Daughters - Daughters (Cover Artwork)
Staff Review


Daughters (2010)

Hydra Head

Nope. No matter what you say, Hell Songs was a mess. Sure, Daughters added a fine progression to their brand of caustic, accelerated spazz-"grind" well enough, but Alexis Marshall's slurred, quasi-southern drawl was just not happening. At all. While this self-titled followup doesn't quite completely follow Hell Songs' ideas, which already largely abandoned the screech-blast procedure of 2003's Canada Songs, it's still a thankfully more realized version of what Hell Songs was trying to accomplish.

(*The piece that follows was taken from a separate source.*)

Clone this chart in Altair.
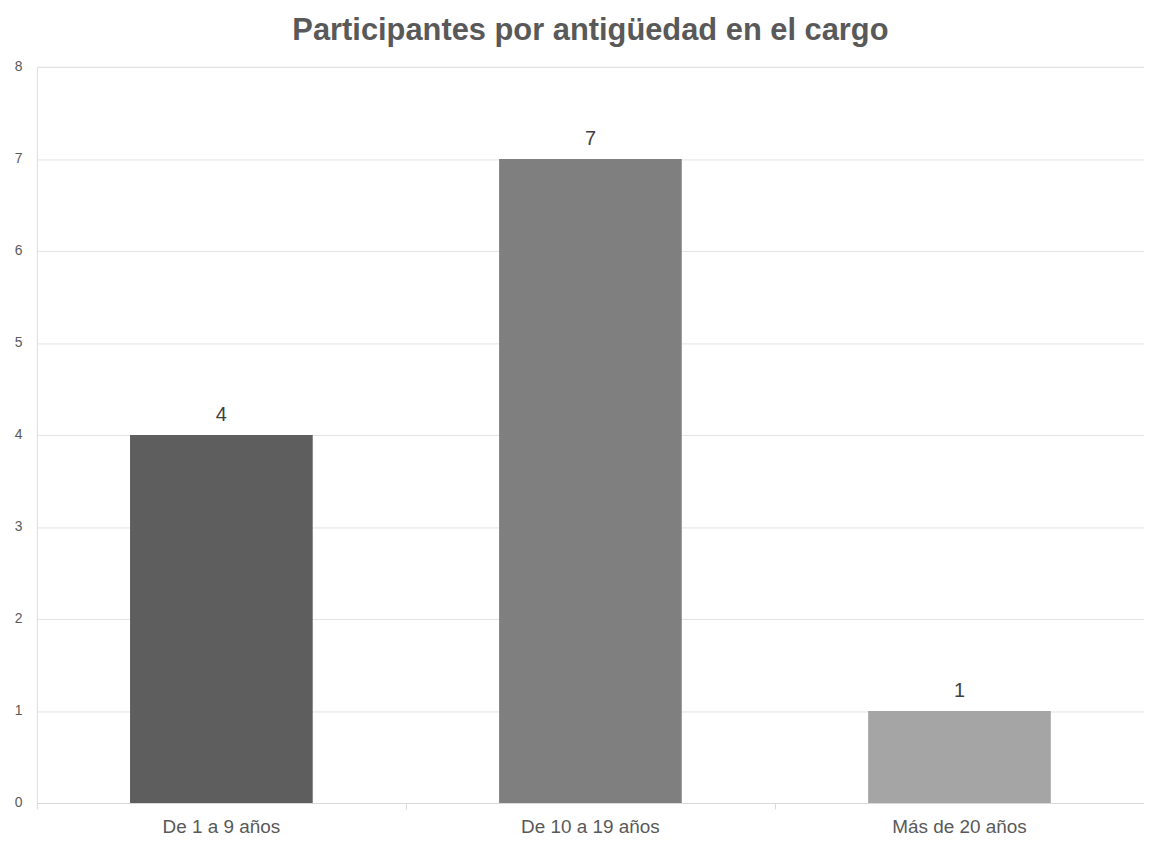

Marshall sounds more like Mark Mothersbaugh and less like a drunken imbecile, now enunciating in a more active yet demented, burbling, occasionally shouted speak-sing over the album's course while innumerable guitar layers plow, bend and dance, sometimes simultaneously (the first single [?!], "The First Supper"). It works so, so, so much better.

Musically, the band has subtly tweaked their approach, too. These eight songs average over three minutes apiece, which means the band have nearly doubled their songs' mean length from album to album. There's also a heavier, more thumping low end that adds a new metallic hardcore-style rage to what the band can do. And while we're not exactly talking Rorschach levels of meaty intensity, it's added a fuller, more bulky onset of abrasion than in the past. Yet, a throbbing cut like the aforementioned "The First Supper" proves how adept the band can be, transitioning from that suffocating grip of thick gurgling to an almost straight-up dance beat. But generally, because of Daughters' fitful, generally piss-taking nature, the band does continue to nestle in relatively comfortably between other dizzying, noisy spazz bands (past and present) like Arab on Radar and xbxrx. Compact stop-starts cut in and out of the wound-up, speedily spiraling riffs in "Our Queens (One Is Many, Many Are One)", another bout of standard pension rendered immediate by its naturally spastic urgency and head-spinning pullbacks. There's even a weird cowpunk vibe that abrupts in the aptly titled "Sweet Georgia Bloom" after a noisy dirge.

There's an angularity here, sure, but it's rigid and condensed into tight, sonically clean arcs by co-producers Keith Souza and band guitarist Nick Sadler so that they're effective and economic and never dragged out. Things are heavy--that does need to be stressed--but completely active at the same time, with Marshall's punctual, nearly sardonic-sounding wail spat over everything at a consistently peppy clip (including the awkward orgasm yelps in "The Theatre Goer," if it's him--and past songwriting tendencies would lead one to believe so).

Kudos on the packaging, as well--a smooth black jewel case with glossy, interchangeable liner note lyric cards.

Not every one of Daughters' tracks comes off as a massive success, but they're nonetheless invigorated, inspired blasts of frantic energy and rugged sharpness. A massive improvement, and maybe the band's best to date.